The question was about using the built-in REVERSE function to find the characters at the end of a string. Sticking the REVERSE keywork in the CREATE INDEX statement wasn't doing the job. Adam Musch responded to say that REVERSE should be used solely to avoid contention and that the optimizer doesn't do range scans on reverse key indexes.
Markus Winand suggested a manual function-based index rather than just using the REVERSE keyword in the CREATE INDEX statement. While that might work sometimes, it isn't a solution I'd recommend.
With a quick experiment you can see one reason why.

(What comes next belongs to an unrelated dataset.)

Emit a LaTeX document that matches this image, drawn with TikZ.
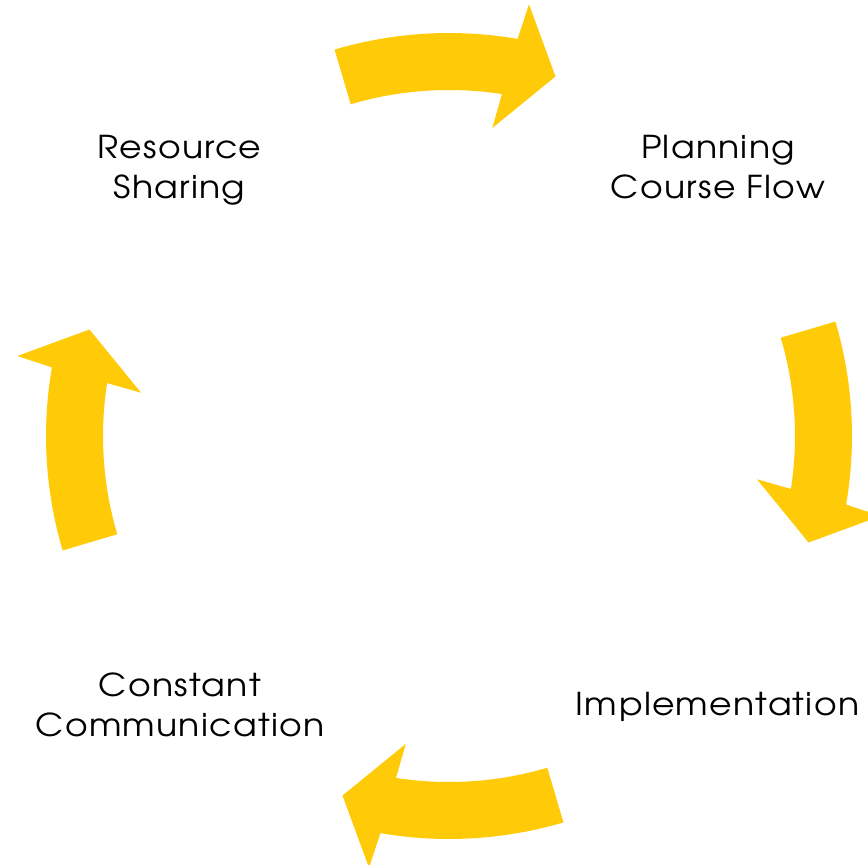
\documentclass[tikz,border=0pt]{standalone}
\usepackage{fontspec}
\setmainfont{TeX Gyre Adventor}[FakeStretch=1.1, LetterSpace=4]
\definecolor{cycleyellow}{RGB}{255,202,8}
\tikzset{
  cyclearrow/.style={fill=cycleyellow, draw=none},
  stagelabel/.style={align=center, font=\fontsize{31.5}{40}\selectfont, text=black, inner sep=0pt, anchor=base},
}
\begin{document}
\begin{tikzpicture}[x=1pt, y=1pt]
  \useasboundingbox (0,0) rectangle (868,-865);
  \clip (0,0) rectangle (868,-865);

  % four curved block arrows on a ring, running clockwise
  \foreach \a in {90,0,-90,180} {
    \fill[cyclearrow, shift={(449,-436)}]
      ({\a+16.5}:403) arc[start angle={\a+16.5}, end angle={\a-9.8}, radius=403]
      -- ({\a-10.5}:439) -- ({\a-16.5}:375) -- ({\a-8}:311) -- ({\a-8.8}:346)
      arc[start angle={\a-8.8}, end angle={\a+16.5}, radius=346] -- cycle;
  }

  % stage labels (base anchor sits on the last line)
  \node[stagelabel] (sharing)   at (179.5,-198) {Resource\\Sharing};
  \node[stagelabel] (planning)  at (718,-198)   {Planning\\Course Flow};
  \node[stagelabel] (implement) at (717.5,-715) {Implementation};
  \node[stagelabel] (communic)  at (180,-736)   {Constant\\Communication};
\end{tikzpicture}
\end{document}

select 'é', dump('é'), dump(reverse('é')) from dual;
'É' | DUMP('É') | DUMP(REVERSE('É')) |
---|---|---|
é | Typ=96 Len=2: 195,169 | Typ=96 Len=2: 169,195 |
A multi-byte character has the BYTES reversed. As such, the character is not actually preserved and cannot be matched. LIKE, BETWEEN and regular expressions matches against another string (column or literal) become meaningless. The only thing that can be done is to reverse another string and do a direct byte-to-byte comparison.
That means you might be okay if you do a
SELECT * FROM table
WHERE reverse(column) LIKE reverse(:var)||'%'
Unless you can come up with a failure case....
1 comment:
I can't help but wonder if some multibyte character set would have characters that reverse to the equivalent of line feed or wildcard characters.